Table 2. Power Consumed by Various LFSRs
Figure 3. Area Comparison by Various LFSRs with Respect to Gate Count
Table 3. Average and Peak Power Consumed by TFSS and TSS
Table 4. Area Overhead by TFSS and TSS
The technique described here is the stuck-at fault model, which is the widely used fault model. However, delay testing based on a delay fault model, is becoming increasingly important on the test flow. Delay testing is used to verify if a circuits meets its timing specification. Although several low power approaches have been proposed for stuck-at fault model tests, few techniques of low power delay testing have been proposed despite its importance in today's systems. Thus, techniques and methodologies for addressing this problem can be suggested ( Nourani et al., 2008).
Recent developments in semiconductor design techniques make it possible to integrate millions of transistors in a single chip to form System-on-Chip (SoC). However, problems related to SoC test still exist. These problems include test time, test storage, and test power ( Stroele & Mayer, 1997). The test time problem and test power problem are highly related to each other. In SoC testing, each core is independently tested and the interconnected wires between the cores are tested. If several cores are tested serially, this will reduce the average power consumption, but will increase the test time. If all or some of the cores are tested concurrently, this will decrease the test time but will increase the power consumption.
Therefore, the average power consumption restricts the number of cores that can be tested concurrently. Thus, if power consumption in SoC can be reduced, a larger number of cores can be tested concurrently, thereby reducing test time.
While this paper explores some properties of the LFSR and has developed some techniques for low power testing and high fault coverage. There are several points that can be investigated further in order to develop other techniques that are an improvement on existing techniques. In this section, a number of future research directions in the field of testing will be briefly described.
Since many of the techniques presented in this paper are based on new properties and observation about the behavior of LFSRs, search can help in developing new techniques that improves the fault coverage, power consumption and any other parameters related to test. Furthermore, since the LFSRs have many other applications other than testing of digital VLSI circuits, many properties can be useful in these applications, such as cryptography (Hatami et al., 2005).

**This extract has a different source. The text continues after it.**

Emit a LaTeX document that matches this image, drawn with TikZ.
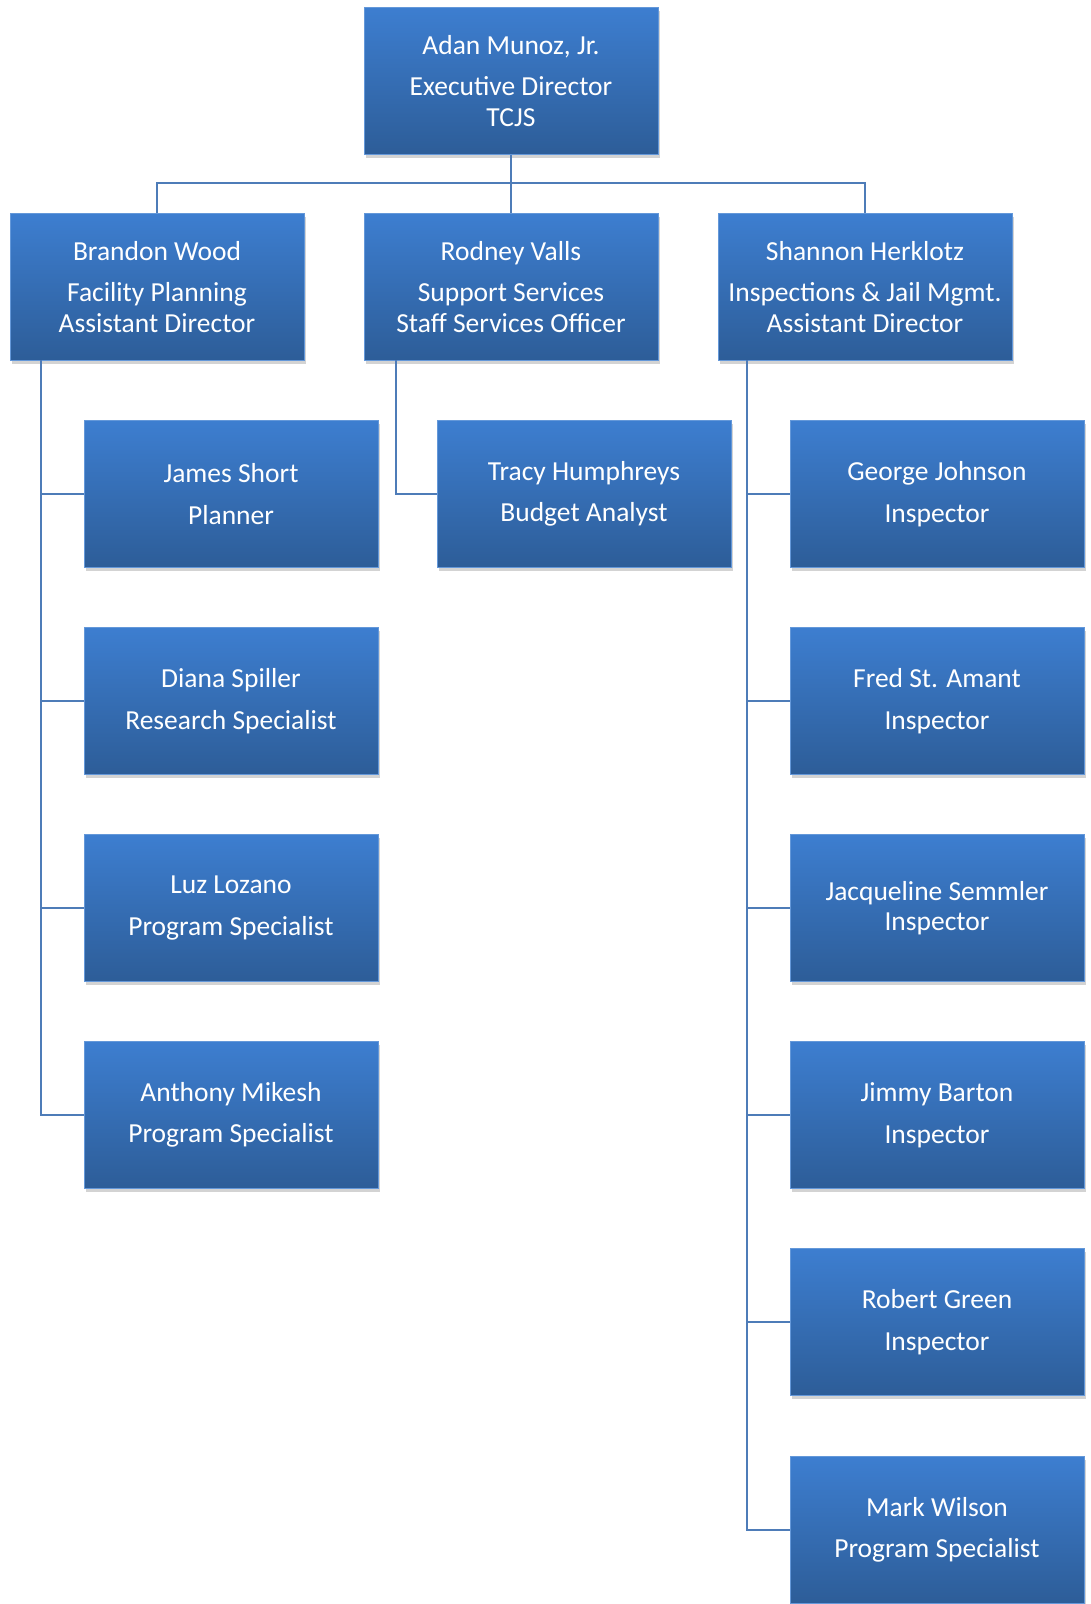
\documentclass[tikz,border=0pt]{standalone}
\usepackage{fontspec}
\setmainfont{Carlito}
\usepackage{tikz}
\usetikzlibrary{positioning,calc,shadows}
\definecolor{boxtop}{HTML}{3D7ED0}
\definecolor{boxbot}{HTML}{2D5D98}
\definecolor{linkblue}{HTML}{4E7CB8}

\begin{document}
\begin{tikzpicture}[x=1pt,y=-1pt,
  box/.style={minimum width=294pt,minimum height=147pt,inner sep=0pt,
              top color=boxtop,bottom color=boxbot,draw=boxtop!80!white,line width=0.6pt,
              text=white,align=center,font=\fontsize{27.5}{30.5}\selectfont,
              drop shadow={shadow xshift=2pt,shadow yshift=-3pt,opacity=0.35}},
  conn/.style={draw=linkblue,line width=1.6pt},
]
  \useasboundingbox (0,0) rectangle (1090,1604);

  % Executive level
  \node[box] (exec) at (511,81) {Adan Munoz, Jr.\\[11pt]Executive Director\\TCJS};

  % Assistant directors
  \node[box] (brandon) at (157,287) {Brandon Wood\\[11pt]Facility Planning\\Assistant Director};
  \node[box] (rodney) at (511,287) {Rodney Valls\\[11pt]Support Services\\Staff Services Officer};
  \node[box] (shannon) at (865,287) {Shannon Herklotz\\[11pt]Inspections \& Jail Mgmt.\\Assistant Director};

  % Facility planning staff
  \node[box] (james) at (231,494) {James Short\\[11pt]Planner};
  \node[box] (diana) at (231,701) {Diana Spiller\\[11pt]Research Specialist};
  \node[box] (luz) at (231,908) {Luz Lozano\\[11pt]Program Specialist};
  \node[box] (anthony) at (231,1115) {Anthony Mikesh\\[11pt]Program Specialist};

  % Support services staff
  \node[box] (tracy) at (584,494) {Tracy Humphreys\\[11pt]Budget Analyst};

  % Inspections staff
  \node[box] (george) at (937,494) {George Johnson\\[11pt]Inspector};
  \node[box] (fred) at (937,701) {Fred St. Amant\\[11pt]Inspector};
  \node[box] (jacq) at (937,908) {Jacqueline Semmler\\Inspector};
  \node[box] (jimmy) at (937,1115) {Jimmy Barton\\[11pt]Inspector};
  \node[box] (robert) at (937,1322) {Robert Green\\[11pt]Inspector};
  \node[box] (mark) at (937,1530) {Mark Wilson\\[11pt]Program Specialist};

  % Connectors
  \coordinate (bar) at (511,183);
  \coordinate (ltrunk) at (41,360);
  \coordinate (mtrunk) at (396,360);
  \coordinate (rtrunk) at (747,360);

  \path[conn] (exec.south) -- (rodney.north);
  \path[conn] (brandon.north) |- (bar) -| (shannon.north);
  \foreach \n in {james,diana,luz,anthony}
    \path[conn] (ltrunk) |- (\n.west);
  \path[conn] (mtrunk) |- (tracy.west);
  \foreach \n in {george,fred,jacq,jimmy,robert,mark}
    \path[conn] (rtrunk) |- (\n.west);
\end{tikzpicture}
\end{document}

Despite the fact that there are many proposed techniques to minimize power consumption during test, there appears to be only a few solutions dedicated to memories. During normal system operation, only one memory bank can be accessed at any given time from the several banks included in the memory. By contrast, it is desired to test all banks concurrently in order to reduce the test time during test and to simplify the BIST control circuit. Unfortunately, this can lead to very high power consumption compared to normal operation ( Tenentes et al., 2010). Thus reducing test power in memories is one of the hot directions for future research.